Saturday, August 09, 2008


Let me tell you things you already know about visual and aural spacial issues.

As of late, it became normal for my father to be off on frequent business trips. As a natural reaction, I would often find myself in the basement with party decorations everywhere, a noisemaker in my hand silent, the tape recorder running on the cushion next to me, and a movie on the television screen. My gaze went past the screen, failing to absorb the simulacra of train murderers acting with religious overtones. Additional details left uncaptured included ninja practicing their swordwork in such a manner where the tip of the blade does not change position. I blinked a few times and refocused, seeing this time two kinds of trains, the first passing over the second. I identified one as a passenger and the other as a mail delivery train. The interesting feature I noted about the passenger train is that there is room on the bottom where a person can hang on to, riding externally, which is not the case at all for the mail train. Seeing the murderers aboard the train once again, my eyes widen as I realize they are after my father.

~The island was really a desert, but there were still people running around, a helicopter landing, and a huge building in the center of it all – one of those where it looks like internally it’s made up of cave openings arranged in a quadrant layout, and the elevator only reaches the ground level. This was of course a huge problem for me since I was headed up to the third floor. As I ran I could feel something pulling on my ear, as if it was the only force driving me up the stairwell. I entered the classroom and put my dessert on the table near the window where it would wait until snacktime halfway through, then took a seat in the rear of the room. This was the part where normal desk formation no longer applied, and chairs were just lined up at tables pushed against the wall. Children started to flood in and I was a bit nervous about one of them looking for a seat and not being able to find one, but I ignored the problem, and I can only imagine it went away. An instructional video started playing and I began to doze off.~

The train derailed, causing me to spring up from the couch and run outside, where I saw huge pieces of burned metal from the train and various mail scattered about. I gathered up as many packages as I could and opened them up. Highlights included three tall glasses with ice cream sundaes and blue cheese cream dip. I took these and began arranging them as if they were the main attraction of another party – it was really all I knew how to do at the time. The police arrived and I began showing them around and explained my plan of repackaging all the food and mailing it to sad people who aren’t getting their food. They seemed uninterested and the two of them headed into my bathroom where they locked the door. I worried that they suspected I was the train murderer because of how the train landed in my backyard, and I had already stashed a ton of food boxes in my bathroom.

Sunday, August 03, 2008

Hero Sandwich

I like eating sandwiches, so when I had one from Hero's Submarine Sandwich Shop, I was understandably excited. The thing that separates these heroes from others is that they have bread and meat, and then some other stuff like onions and junk. It's one of those places where you buy a sandwich and go immediately to an extended metal windowsill that is supposed to function as a table with no chairs or stools, then unwrap your sandwich and eat it while reflecting on your favorite sports team or the hand drawn city map of questionable accuracy hanging on the wall. More often though, you'll just want to take your food and head out, then sit on the grassy field across the street. You'll then think about why you didn't want to buy a soda or a bag of Vitner's as you watch your friend complain about too much ice in the drink, which you completely agree about, reader. After discussing band music during the meal (I'd give it about twenty minutes (ten per each half (I'm assuming you ordered one whole) of the sandwich)), you may wonder about the party store in the distance, but then realize you've had enough silly business for today and head off for the liquor store.

[Hero Sandwich]

Saturday, August 02, 2008

The Silly Business

Today I was feeling a little emotionally depressed, but when I saw all the emails from you guys, I felt a lot better! Also, I went shopping today - I absolutely need to have Moo-fuel; no other drink will cut it for me when eating foods.

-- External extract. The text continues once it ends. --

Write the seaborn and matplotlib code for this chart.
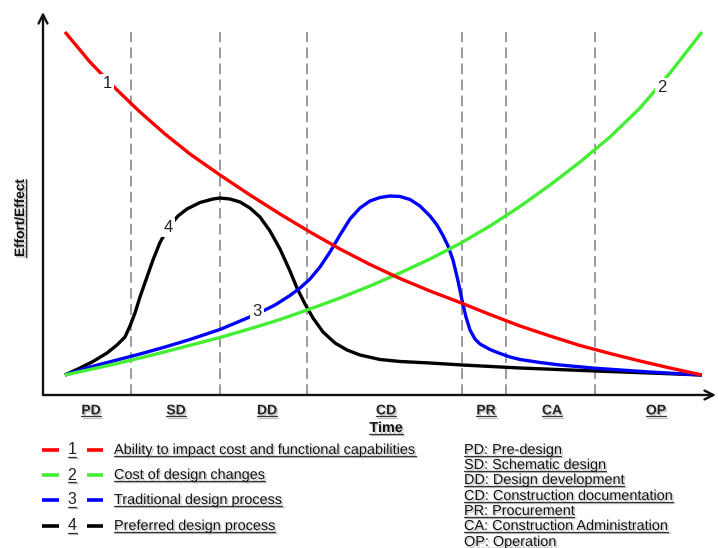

The Bro, Brah, and Bru Business is somewhat famous around the Fjord for their activities. Since I just received my chef jacket, I took up their offer they made of me. I could not turn down a deal that included free belts. I began working on doing cooking demonstrations shows, and during that, some other people that I had gotten used to seeing suddenly disappeared and I never saw them again, but I guess that’s just the way things are. I’m fine with people suddenly deciding to never let anyone see them ever again. I’m not some kind of jerk that will start trying to snoop into their lives. Things started looking up for me though when I was offered to go on a trip to the beach! So exciting!

~ The beach was pretty great. I headed out at night since that’s when anything cool that might happen will definitely happen. There was none of that icky green plant goo growing on the water and no pieces of shells or weird objects that might be crap on the sand, so it was okay to just walk along without paying attention. Well, except for this nice soufflé I found just sitting on the ground. I was absolutely sure no one was around, so I totally ate the soufflé. I would say that that was the highlight of the vacation.~

I got back to Bro, Brah, and Bru, I sensed something was amiss. Bru approached me. “We know you have secret plans, but you may want to reconsider after seeing this picture of legally inappropriate behaviour.” He then presented a secret hand drawn picture of me eating the soufflé while on vacation, all done in oil pastels! I was shocked! These things seriously baffle me, I can’t figure out how they work. Within the same box, some of them are like working with chalk, and others are so smudgy they pretty much melt right onto the paper. “So don’t even think about telling Chompowitz about our shady dealings, it will cause you a lot of emotional conflict!” Luckily, I snorkeled away to Soufflé Islet and now everything is fine.